_Exercise description_.
Lines holding the string "React" are the ones to copy; find them all in the data.

_Task input_.
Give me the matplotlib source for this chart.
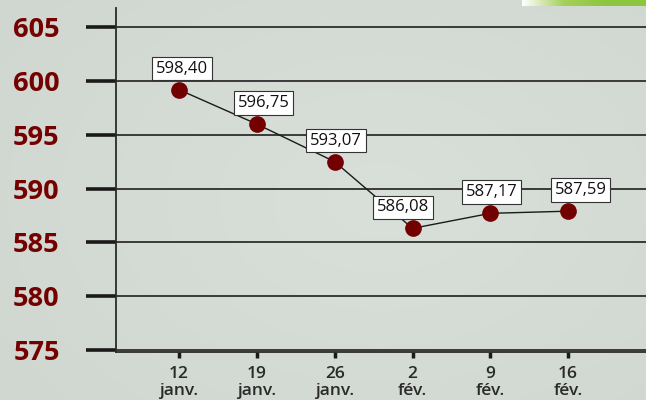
import numpy as np
import matplotlib.pyplot as plt
from matplotlib.colors import LinearSegmentedColormap

# data
dates = ["12\njanv.", "19\njanv.", "26\njanv.", "2\nfév.", "9\nfév.", "16\nfév."]
values = [599.2, 596.0, 592.5, 586.3, 587.7, 587.9]
labels = ["598,40", "596,75", "593,07", "586,08", "587,17", "587,59"]
label_dx = [2, 5, 1, -7, 1, 9]
yticks = [575, 580, 585, 590, 595, 600, 605]

plt.rcParams['font.family'] = ['Open Sans', 'DejaVu Sans']

fig = plt.figure(figsize=(6.46, 4.0), dpi=100)
fig.patch.set_facecolor("#d2d8d2")

# soft radial background
bg = fig.add_axes([0, 0, 1, 1], zorder=-10)
yy, xx = np.mgrid[0:400, 0:646]
r = np.sqrt(((xx - 380) / 380.0) ** 2 + ((yy - 200) / 260.0) ** 2)
cmap_bg = LinearSegmentedColormap.from_list("bg", ["#d9e0d9", "#d0d6d0"])
bg.imshow(r, cmap=cmap_bg, aspect="auto", extent=[0, 646, 400, 0])
# green bar top-right
grad = np.linspace(0, 1, 200).reshape(1, -1)
cmap_g = LinearSegmentedColormap.from_list("g", ["#ffffff", "#a6d05a", "#8cc63f", "#8cc63f"])
bg.imshow(grad, cmap=cmap_g, aspect="auto", extent=[522, 646, 6, 0])
bg.set_xlim(0, 646)
bg.set_ylim(400, 0)
bg.axis("off")

ax = fig.add_axes([116 / 646, 48 / 400, 1 - 116 / 646, 344 / 400])
ax.patch.set_alpha(0)
x = np.arange(len(dates))

for v in yticks:
    ax.axhline(v, color="#2e2e2e", lw=1.3, zorder=1)

ax.plot(x, values, color="#1a1a1a", lw=1, zorder=2)
ax.plot(x, values, "o", color="#720000", ms=11, zorder=3)

for i in range(len(x)):
    ax.annotate(labels[i], (x[i], values[i]), xytext=(label_dx[i], 9.5),
                textcoords="offset points", ha="center", va="bottom",
                fontsize=12, color="#111111",
                bbox=dict(boxstyle="square,pad=0.22", fc="white", ec="#333333", lw=0.8),
                zorder=4)

ax.set_xlim(-0.81, 6.0)
ax.set_ylim(574.8, 606.8)
ax.set_yticks(yticks)
ax.set_xticks(x)
ax.set_xticklabels(dates)
ax.tick_params(axis="y", length=21.5, width=2.6, color="#1a1a1a", pad=19,
               labelsize=19.5, labelcolor="#750000")
for t in ax.get_yticklabels():
    t.set_fontweight("bold")
ax.tick_params(axis="x", length=4, width=2.5, color="#1a1a1a", pad=6,
               labelsize=12.5, labelcolor="#2a2a2a")
for t in ax.get_xticklabels():
    t.set_fontweight("semibold")
    t.set_linespacing(1.1)

for s in ["top", "right"]:
    ax.spines[s].set_visible(False)
ax.spines["left"].set_color("#2a2a2a")
ax.spines["left"].set_linewidth(1.3)
ax.spines["bottom"].set_color("#2a2a2a")
ax.spines["bottom"].set_linewidth(1.3)

fig.savefig("out.png", dpi=100)
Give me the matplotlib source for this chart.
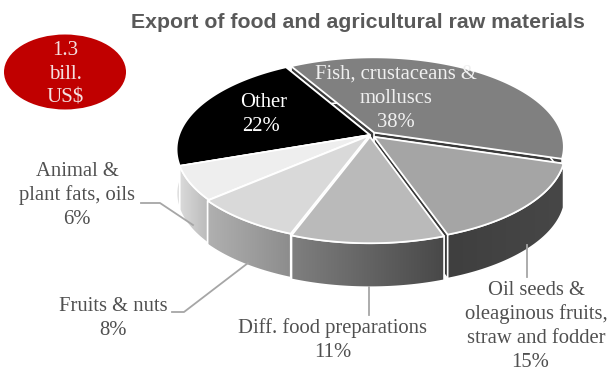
import numpy as np
import matplotlib
matplotlib.use("Agg")
import matplotlib.pyplot as plt
from matplotlib.patches import Ellipse, Polygon

names = ["Fish, crustaceans &\nmolluscs", "Oil seeds &\noleaginous fruits,\nstraw and fodder",
         "Diff. food preparations", "Fruits & nuts", "Animal &\nplant fats, oils", "Other"]
shares = [38, 15, 11, 8, 6, 22]
top_colors = ["#808080", "#a5a5a5", "#bababa", "#d9d9d9", "#eeeeee", "#000000"]
wall_left = ["#3c3c3c", "#3f3f3f", "#7f7f7f", "#b0b0b0", "#dadada", "#dadada"]
wall_right = ["#3c3c3c", "#474747", "#484848", "#8c8c8c", "#b8b8b8", "#dadada"]
face_colors = ["#3a3a3a", "#3a3a3a", "#b0b0b0", "#d0d0d0", "#e0e0e0", "#dadada"]
explode = [0.035, 0.03, 0.02, 0.008, 0.0, 0.0]
radius = [0.985, 0.985, 1.0, 1.0, 1.0, 1.0]

total_label = "1.3\nbill.\nUS$"
title = "Export of food and agricultural raw materials"

# pie geometry in pixels
cx, cy = 370, 135
A, B, k = 191.0, 89.0, 0.158
depth = 44
start = -30.0

serif = "Liberation Serif"
fs = 14.9
line_step = 24

fig = plt.figure(figsize=(6.08, 3.72), dpi=100)
ax = fig.add_axes([0, 0, 1, 1])


def project(u, v):
    w = 1 - k * v
    return cx + A * u / w, cy + B * v / w


def setup():
    ax.set_xlim(0, 608)
    ax.set_ylim(372, 0)
    ax.axis("off")


def gradient_poly(xy, c0, c1, z):
    # horizontal gradient clipped to the polygon
    xy = np.asarray(xy)
    x0, x1 = xy[:, 0].min(), xy[:, 0].max()
    y0, y1 = xy[:, 1].min(), xy[:, 1].max()
    g0 = matplotlib.colors.to_rgb(c0)
    g1 = matplotlib.colors.to_rgb(c1)
    t = np.linspace(0, 1, 200)[:, None]
    img = (np.array(g0) * (1 - t) + np.array(g1) * t)[None, :, :]
    im = ax.imshow(img, extent=[x0, x1, y1, y0], aspect="auto", zorder=z)
    clip = Polygon(xy, closed=True, transform=ax.transData, fc="none", ec="none")
    ax.add_patch(clip)
    im.set_clip_path(clip)


edges = np.cumsum([0] + shares) * 3.6 + start
mids = (edges[:-1] + edges[1:]) / 2
order = np.argsort(-np.cos(np.radians(mids)))

z = 2
for i in order:
    th = np.radians(np.linspace(edges[i], edges[i + 1], 80))
    m = np.radians(mids[i])
    ou, ov = explode[i] * np.sin(m), -explode[i] * np.cos(m)
    r = radius[i]
    rx, ry = project(r * np.sin(th) + ou, -r * np.cos(th) + ov)
    ax0, ay0 = project(ou, ov)

    # radial faces, seen through the gaps between slices
    for rim_x, rim_y in [(rx[0], ry[0]), (rx[-1], ry[-1])]:
        face = [(ax0, ay0), (rim_x, rim_y), (rim_x, rim_y + depth), (ax0, ay0 + depth)]
        ax.add_patch(Polygon(face, closed=True, fc=face_colors[i], ec="white", lw=1.0, zorder=z))
    z += 1

    # outer wall
    wall = np.r_[np.c_[rx, ry], np.c_[rx, ry + depth][::-1]]
    gradient_poly(wall, wall_left[i], wall_right[i], z)
    ax.add_patch(Polygon(wall, closed=True, fc="none", ec="white", lw=1.2, zorder=z + 0.5))
    z += 1

    # top surface
    top = np.r_[[(ax0, ay0)], np.c_[rx, ry]]
    ax.add_patch(Polygon(top, closed=True, fc=top_colors[i], ec="white", lw=1.3, zorder=z))
    z += 1

setup()

# leader lines
lead = "#a6a6a6"
zl = z + 1
ax.plot([141, 160, 193], [203, 203, 225], color=lead, lw=1.3, zorder=zl)
ax.plot([172, 184, 248], [312, 312, 263], color=lead, lw=1.3, zorder=zl)
ax.plot([369, 369], [287, 315], color=lead, lw=1.3, zorder=zl)
ax.plot([527, 527], [245, 277], color=lead, lw=1.3, zorder=zl)

# slice labels, one text per line so the spacing stays even
label_x = [396, 536, 333, 113, 77, 264]
label_base = [79, 295, 333, 311, 176, 107]
pct_dx = [0, -6, 0, 0, 0, -3]
label_col = ["#f0f0f0", "#505050", "#505050", "#505050", "#505050", "#ffffff"]
for i in range(len(names)):
    lines = names[i].split("\n")
    for j, line in enumerate(lines):
        ax.text(label_x[i], label_base[i] + j * line_step, line, family=serif, fontsize=fs,
                color=label_col[i], ha="center", va="baseline", zorder=zl + 1)
    ax.text(label_x[i] + pct_dx[i], label_base[i] + len(lines) * line_step, f"{shares[i]}%", family=serif,
            fontsize=fs, color=label_col[i], ha="center", va="baseline", zorder=zl + 1)

# total badge
ax.add_patch(Ellipse((65, 72), 122, 75, fc="#c00000", ec="none", zorder=zl))
for j, line in enumerate(total_label.split("\n")):
    ax.text(65, 55 + j * line_step, line, family=serif, fontsize=15, color="#f4e0e0", ha="center",
            va="baseline", zorder=zl + 1)

ax.text(358, 23, title, family="Liberation Sans", fontweight="bold", fontsize=15.3, color="#595959",
        ha="center", va="center", zorder=zl)

setup()
fig.savefig("out.png", dpi=100)
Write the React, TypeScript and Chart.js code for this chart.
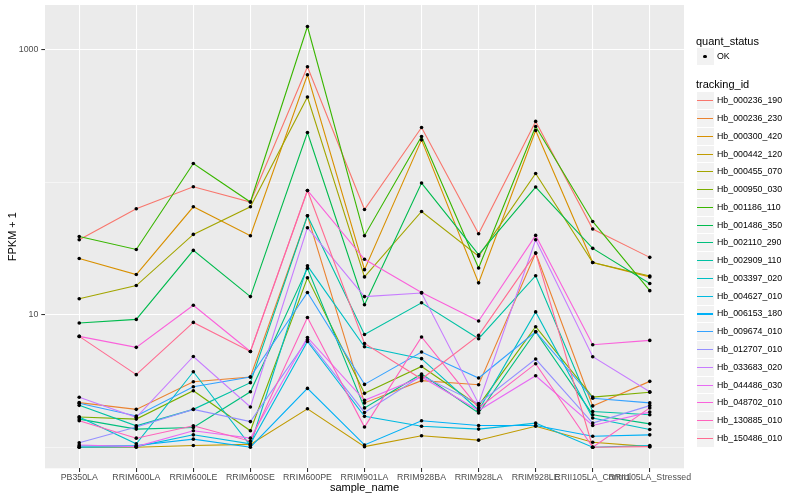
import React, { useEffect, useRef } from "react";
import { Chart, registerables } from "chart.js";

Chart.register(...registerables);

// ---------- data (FPKM + 1) ----------
const categories = [
  "PB350LA", "RRIM600LA", "RRIM600LE", "RRIM600SE", "RRIM600PE", "RRIM901LA",
  "RRIM928BA", "RRIM928LA", "RRIM928LE", "RRII105LA_Control", "RRII105LA_Stressed",
];

const trackingIds = [
  "Hb_000236_190", "Hb_000236_230", "Hb_000300_420", "Hb_000442_120", "Hb_000455_070",
  "Hb_000950_030", "Hb_001186_110", "Hb_001486_350", "Hb_002110_290", "Hb_002909_110",
  "Hb_003397_020", "Hb_004627_010", "Hb_006153_180", "Hb_009674_010", "Hb_012707_010",
  "Hb_033683_020", "Hb_044486_030", "Hb_048702_010", "Hb_130885_010", "Hb_150486_010",
];

const seriesColors = [
  "#F8766D", "#EA8331", "#D89000", "#C09B00", "#A3A500",
  "#7CAE00", "#39B600", "#00BB4E", "#00BF7D", "#00C1A3",
  "#00BFC4", "#00BAE0", "#00B0F6", "#35A2FF", "#9590FF",
  "#C77CFF", "#E76BF3", "#FA62DB", "#FF62BC", "#FF6C91",
];

const hb000236_190 = [36.8, 63.1, 92.5, 70.9, 744, 62.3, 259, 40.9, 288, 44.4, 27.1];
const hb000236_230 = [2.17, 1.93, 3.12, 3.39, 55.9, 2.16, 3.18, 2.96, 29.2, 2.05, 3.14];
const hb000300_420 = [26.6, 20.1, 65.3, 39.5, 648, 21.9, 209, 17.4, 246, 24.8, 19.3];
const hb000442_120 = [1.0, 1.0, 1.03, 1.05, 1.95, 1.01, 1.22, 1.13, 1.44, 1.09, 1.01];
const hb000455_070 = [13.2, 16.6, 40.4, 65.3, 440, 19.3, 60.2, 27.7, 116.5, 24.8, 19.6];
const hb000950_030 = [1.69, 1.63, 2.67, 1.33, 19.0, 2.55, 4.07, 2.06, 8.12, 2.39, 2.6];
const hb001186_110 = [39.0, 31.1, 138.7, 70.9, 1498, 39.5, 221.6, 22.5, 263.8, 50.6, 15.2];
const hb001486_350 = [8.66, 9.22, 30.6, 13.7, 237.6, 11.9, 98.6, 28.4, 92.0, 31.7, 17.2];
const hb002110_290 = [1.63, 1.37, 1.41, 2.62, 22.4, 1.98, 3.57, 1.81, 7.44, 1.76, 1.5];
const hb002909_110 = [2.07, 1.45, 1.93, 3.07, 55.9, 7.1, 12.3, 6.59, 19.7, 1.86, 1.76];
const hb003397_020 = [1.69, 1.06, 3.71, 1.03, 23.4, 5.73, 4.66, 1.9, 10.5, 1.66, 1.36];
const hb004627_010 = [1.0, 1.01, 1.24, 1.06, 6.29, 1.71, 1.44, 1.37, 1.52, 1.0, 1.03];
const hb006153_180 = [1.02, 1.03, 1.15, 1.0, 2.78, 1.04, 1.585, 1.46, 1.46, 1.21, 1.24];
const hb009674_010 = [2.15, 1.72, 2.86, 3.39, 14.7, 2.98, 5.23, 3.33, 7.44, 2.34, 2.16];
const hb012707_010 = [1.08, 1.42, 1.93, 1.56, 6.48, 1.83, 3.46, 2.13, 4.63, 1.52, 2.06];
const hb033683_020 = [2.38, 1.68, 4.84, 2.01, 45.4, 13.7, 14.6, 2.13, 36.8, 4.82, 2.62];
const hb044486_030 = [1.04, 1.01, 1.33, 1.17, 6.74, 2.26, 3.39, 1.89, 3.46, 1.46, 1.84];
const hb048702_010 = [6.86, 5.67, 11.8, 5.28, 86.7, 26.2, 14.7, 8.96, 39.7, 5.94, 6.4];
const hb130885_010 = [1.585, 1.17, 1.45, 1.11, 9.54, 1.42, 6.79, 1.98, 4.27, 1.0, 1.98];
const hb150486_010 = [6.86, 3.53, 8.75, 5.28, 86.7, 6.07, 3.27, 6.98, 29.2, 1.0, 1.01];

const seriesValues = [
  hb000236_190, hb000236_230, hb000300_420, hb000442_120, hb000455_070,
  hb000950_030, hb001186_110, hb001486_350, hb002110_290, hb002909_110,
  hb003397_020, hb004627_010, hb006153_180, hb009674_010, hb012707_010,
  hb033683_020, hb044486_030, hb048702_010, hb130885_010, hb150486_010,
];

const yGridValues = [1, 10, 100, 1000];
const yTickLabels = ["", "10", "", "1000"];

const FONT = '"Liberation Sans", Arial, Helvetica, sans-serif';

const panelBg = {
  id: "panelBg",
  beforeDraw(chart: any) {
    const { ctx, chartArea } = chart;
    ctx.save();
    ctx.fillStyle = "#EBEBEB";
    ctx.fillRect(chartArea.left, chartArea.top, chartArea.right - chartArea.left, chartArea.bottom - chartArea.top);
    ctx.restore();
  },
};

function LegendPanel() {
  const base: React.CSSProperties = { position: "absolute", fontFamily: FONT, whiteSpace: "nowrap", color: "#000" };
  const firstY = 100.7;
  const step = 17.77;
  return (
    <>
      <div style={{ ...base, left: 696, top: 33.5, fontSize: 11, lineHeight: "14px" }}>quant_status</div>
      <div style={{ ...base, left: 696.5, top: 48.2, width: 17, height: 17, background: "#F2F2F2" }}>
        <div style={{ position: "absolute", left: 6.7, top: 6.7, width: 3.6, height: 3.6, borderRadius: "50%", background: "#000" }} />
      </div>
      <div style={{ ...base, left: 717, top: 51, fontSize: 8.8, lineHeight: "11px" }}>OK</div>
      <div style={{ ...base, left: 696, top: 77, fontSize: 11, lineHeight: "14px" }}>tracking_id</div>
      {trackingIds.map((id, i) => {
        const cy = firstY + i * step;
        return (
          <React.Fragment key={id}>
            <div style={{ ...base, left: 696.5, top: cy - 8.4, width: 17, height: 16.8, background: "#F2F2F2" }}>
              <div style={{ position: "absolute", left: 0.8, right: 0.8, top: 7.9, height: 1.1, background: seriesColors[i] }} />
            </div>
            <div style={{ ...base, left: 717, top: cy - 5.5, fontSize: 8.8, lineHeight: "11px" }}>{id}</div>
          </React.Fragment>
        );
      })}
    </>
  );
}

export default function App() {
  const canvasRef = useRef<HTMLCanvasElement | null>(null);

  useEffect(() => {
    if (!canvasRef.current) return;
    const lineSets = seriesValues.map((vals, s) => ({
      label: trackingIds[s],
      data: vals.map((v, i) => ({ x: i, y: v })),
      borderColor: seriesColors[s],
      backgroundColor: seriesColors[s],
      borderWidth: 1.1,
      pointRadius: 0,
      fill: false,
      tension: 0,
      order: 20 - s,
    }));
    const pointSets = seriesValues.map((vals, s) => ({
      label: trackingIds[s] + " OK",
      data: vals.map((v, i) => ({ x: i, y: v })),
      showLine: false,
      borderColor: "#000000",
      backgroundColor: "#000000",
      pointRadius: 1.8,
      pointBorderWidth: 0,
      pointHoverRadius: 1.8,
      order: 0,
    }));

    const chart = new Chart(canvasRef.current, {
      type: "line",
      data: { datasets: [...lineSets, ...pointSets] as any },
      plugins: [panelBg],
      options: {
        animation: false,
        responsive: false,
        events: [],
        layout: { padding: { top: 5, right: 116, bottom: 0, left: 0 } },
        plugins: { legend: { display: false }, tooltip: { enabled: false } },
        scales: {
          x: {
            type: "linear",
            min: -0.6,
            max: 10.6,
            bounds: "data",
            afterBuildTicks: (scale: any) => {
              scale.ticks = categories.map((_, i) => ({ value: i }));
            },
            afterFit: (scale: any) => {
              scale.height = 31.7;
              scale.paddingLeft = 0;
              scale.paddingRight = 0;
            },
            grid: {
              color: "#FFFFFF",
              lineWidth: 1.07,
              drawTicks: true,
              tickLength: 3.7,
              tickColor: "#333333",
              tickWidth: 1.07,
            },
            border: { display: false },
            ticks: {
              autoSkip: false,
              maxRotation: 0,
              minRotation: 0,
              padding: 0.5,
              color: "#4D4D4D",
              font: { family: FONT, size: 8.8 },
              callback: (_v: any, idx: number) => categories[idx] ?? "",
            },
            title: {
              display: true,
              text: "sample_name",
              color: "#000000",
              font: { family: FONT, size: 11 },
              padding: { top: 0, bottom: 5.4 },
            },
          },
          y: {
            type: "logarithmic",
            min: 0.693,
            max: 2178,
            bounds: "data",
            afterBuildTicks: (scale: any) => {
              scale.ticks = yGridValues.map((v) => ({ value: v }));
            },
            afterFit: (scale: any) => {
              scale.width = 45;
              scale.paddingTop = 0;
              scale.paddingBottom = 0;
            },
            grid: {
              color: "#FFFFFF",
              lineWidth: (c: any) => (yTickLabels[c.index] ? 1.07 : 0.53),
              drawTicks: true,
              tickLength: 3.7,
              tickColor: (c: any) => (yTickLabels[c.index] ? "#333333" : "rgba(0,0,0,0)"),
              tickWidth: 1.07,
            },
            border: { display: false },
            ticks: {
              autoSkip: false,
              padding: 2.9,
              color: "#4D4D4D",
              font: { family: FONT, size: 8.8 },
              callback: (_v: any, idx: number) => yTickLabels[idx] ?? "",
            },
            title: {
              display: true,
              text: "FPKM + 1",
              color: "#000000",
              font: { family: FONT, size: 11 },
              padding: { top: 6.4, bottom: 0 },
            },
          },
        },
      } as any,
    });
    return () => chart.destroy();
  }, []);

  return (
    <div style={{ position: "fixed", left: 0, top: 0, width: 800, height: 500, background: "#FFFFFF" }}>
      <canvas ref={canvasRef} width={800} height={500} style={{ position: "absolute", left: 0, top: 0, width: 800, height: 500 }} />
      <LegendPanel />
    </div>
  );
}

_Answer to this task_.
Write the React, TypeScript and Chart.js code for this chart.
import React, { useEffect, useRef } from "react";
  const base: React.CSSProperties = { position: "absolute", fontFamily: FONT, whiteSpace: "nowrap", color: "#000" };
          <React.Fragment key={id}>
          </React.Fragment>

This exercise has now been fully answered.